Source code of charts

--- Start ---

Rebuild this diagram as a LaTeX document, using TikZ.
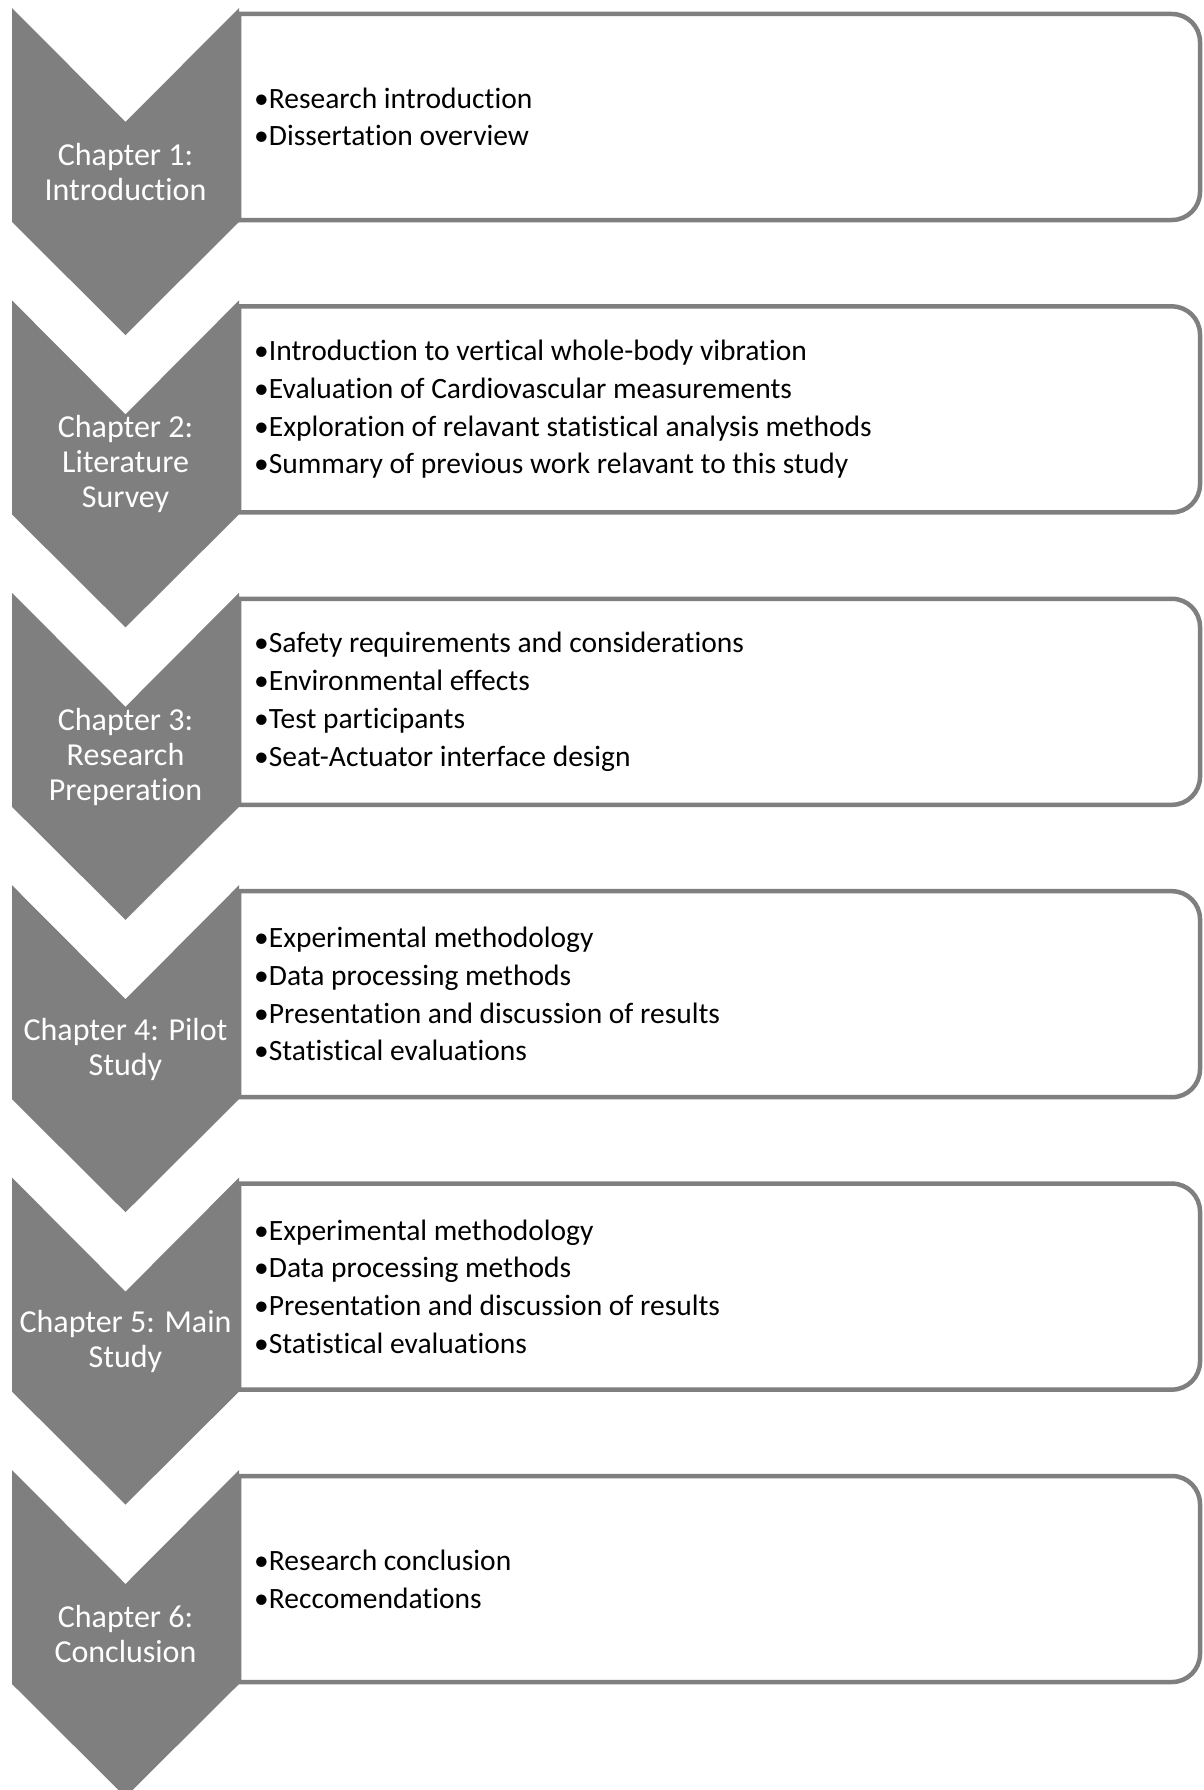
\documentclass[tikz,border=0pt]{standalone}
\usepackage{fontspec}
\setmainfont{Carlito}[Ligatures=NoCommon]
\usepackage{tikz}
\definecolor{chevgray}{RGB}{127,127,127}
\tikzset{
    Chevron/.style = {fill=chevgray},
    Outline/.style = {draw=chevgray,line width=4.5pt,fill=white},
    ChapText/.style = {text=white,align=center,inner sep=0pt,
        font=\fontsize{32}{35}\selectfont},
    ItemText/.style = {anchor=west,align=left,inner sep=0pt,
        font=\fontsize{29.5}{37.7}\selectfont}
}
\begin{document}
\begin{tikzpicture}[x=1pt,y=1pt]
  \useasboundingbox (0,0) rectangle (1203,-1790);
  \clip (0,0) rectangle (1203,-1790);
  \foreach \i/\C/\T in {
      1/{Chapter 1:\\Introduction}/{•Research introduction\\•Dissertation overview},
      2/{Chapter 2:\\Literature\\Survey}/{•Introduction to vertical whole-body vibration\\•Evaluation of Cardiovascular measurements\\•Exploration of relavant statistical analysis methods\\•Summary of previous work relavant to this study},
      3/{Chapter 3:\\Research\\Preperation}/{•Safety requirements and considerations\\•Environmental effects\\•Test participants\\•Seat-Actuator interface design},
      4/{Chapter 4: Pilot\\Study}/{•Experimental methodology\\•Data processing methods\\•Presentation and discussion of results\\•Statistical evaluations},
      5/{Chapter 5: Main\\Study}/{•Experimental methodology\\•Data processing methods\\•Presentation and discussion of results\\•Statistical evaluations},
      6/{Chapter 6:\\Conclusion}/{•Research conclusion\\•Reccomendations}}
    {\pgfmathsetmacro{\Y}{-8-292.4*(\i-1)}
     \draw[Outline] (239,\Y-6) -- (1172,\Y-6) arc[start angle=90,end angle=0,radius=28pt]
        -- (1200,\Y-184) arc[start angle=0,end angle=-90,radius=28pt] -- (239,\Y-212) -- cycle;
     \fill[Chevron] (12,\Y) -- (125.5,\Y-114) -- (239,\Y) -- (239,\Y-214)
        -- (125.5,\Y-327) -- (12,\Y-214) -- cycle;
     \node[ChapText] (chap\i) at (125.5,\Y-164) {\C};
     \node[ItemText] (items\i) at (254,\Y-109) {\T};}
\end{tikzpicture}
\end{document}
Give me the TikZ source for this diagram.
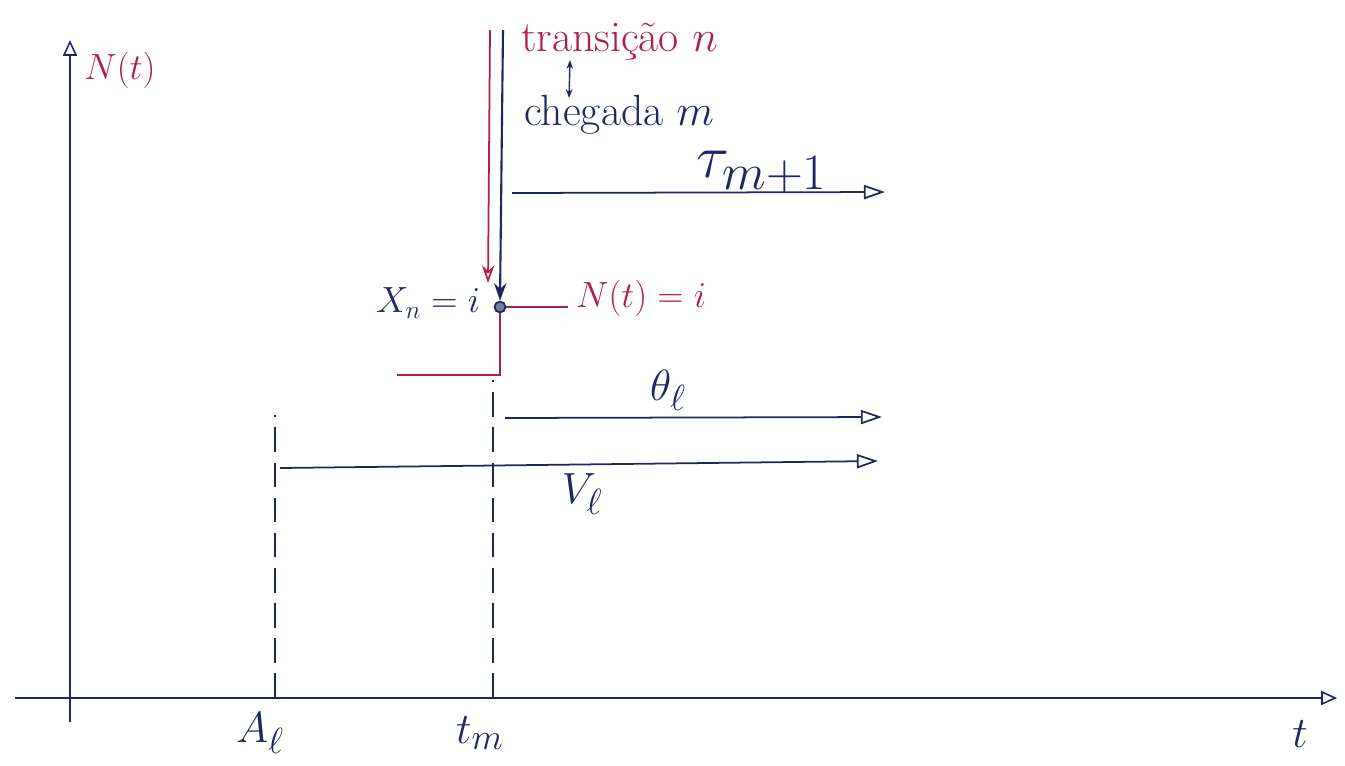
\documentclass[tikz,border=0pt]{standalone}
\usepackage{amsmath}
\usepackage{graphicx}
\usetikzlibrary{arrows.meta}
\definecolor{ink}{RGB}{30,40,95}
\definecolor{redink}{RGB}{175,30,70}
\tikzset{
  axis/.style={ink, line width=0.9pt, -{Triangle[open,length=9pt,width=8pt]}},
  span/.style={ink, line width=1pt, -{Triangle[open,length=12pt,width=8pt]}},
  guide/.style={ink, line width=0.9pt, dash pattern=on 14pt off 6pt},
  lbl/.style={ink, font=\Huge},
  rlbl/.style={redink, font=\huge}
}
\begin{document}
\begin{tikzpicture}[x=0.02cm,y=-0.02cm]
\useasboundingbox (0,0) rectangle (1345,765);
% axes
\coordinate (xs) at (15,698);
\coordinate (xe) at (1337,698);
\coordinate (ys) at (70,722);
\coordinate (ye) at (70,40);
\draw[axis] (xs) -- (xe);
\draw[axis] (ys) -- (ye);
\node[rlbl] (nt) at (120,70) {$N(t)$};
\node[lbl] (tlab) at (1300,734) {$t$};

% ticks on time axis
\coordinate (al) at (275,698);
\coordinate (tm) at (493,698);
\draw[guide] (al) -- (275,415);
\draw[guide] (tm) -- (493,380);
\node[lbl] (allab) at (260,733) {$A_\ell$};
\node[lbl] (tmlab) at (480,733) {$t_m$};

% intervals
\coordinate (vs) at (280,468);
\coordinate (ve) at (878,461);
\draw[span] (vs) -- (ve);
\node[lbl] (vlab) at (582,494) {$V_\ell$};
\coordinate (ts) at (505,418);
\coordinate (te) at (882,417);
\draw[span] (ts) -- (te);
\node[lbl] (thlab) at (668,390) {$\theta_\ell$};
\coordinate (us) at (512,193);
\coordinate (ue) at (885,192);
\draw[span] (us) -- (ue);
\node[lbl] (taulab) at (762,172) {\scalebox{1.4}{$\tau_{m+1}$}};

% state at t_m
\node[circle, draw=ink, fill=ink!60, line width=1pt, inner sep=2.2pt] (pt) at (500,307) {};
\draw[redink, line width=1pt] (pt.east) -- (568,307);
\node[rlbl, anchor=west] (nlab) at (570,298) {$N(t)=i$};
\draw[redink, line width=1pt] (pt.south) -- (500,375) -- (397,375);
\node[ink, font=\huge] (xlab) at (428,303) {$X_n=i$};

% transition and arrival
\coordinate (rtop) at (490,30);
\coordinate (btop) at (503,30);
\draw[redink, line width=1pt, -{Stealth[open,length=10pt,width=7pt]}] (rtop) -- (488,283);
\draw[ink, line width=1.2pt, -{Stealth[length=10pt,width=7pt]}] (btop) -- (pt.north);
\node[redink, font=\Huge, anchor=west] (trans) at (515,42) {transição $n$};
\node[ink, font=\Huge, anchor=west] (cheg) at (518,115) {chegada $m$};
\draw[ink, line width=0.8pt, {Stealth[length=5pt]}-{Stealth[length=5pt]}] (570,60) -- (569,98);
\end{tikzpicture}
\end{document}
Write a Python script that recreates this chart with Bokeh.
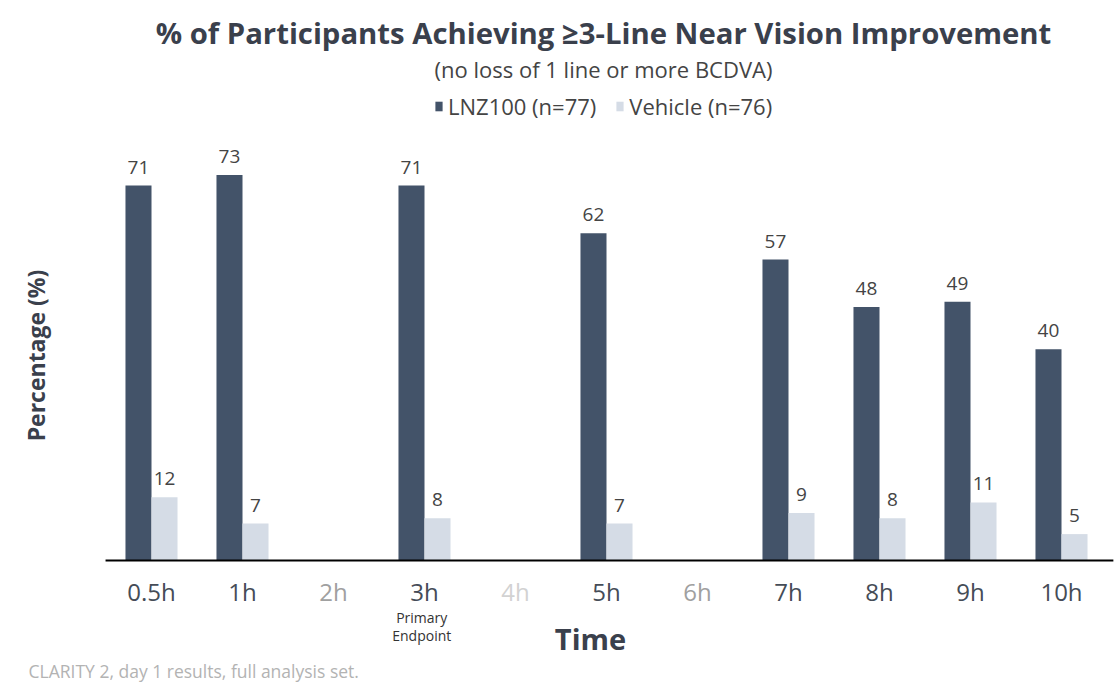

--- End ---

Work to do
Report each line of the material above where the word "diagram" appears.

Task solution
Rebuild this diagram as a LaTeX document, using TikZ.
Give me the TikZ source for this diagram.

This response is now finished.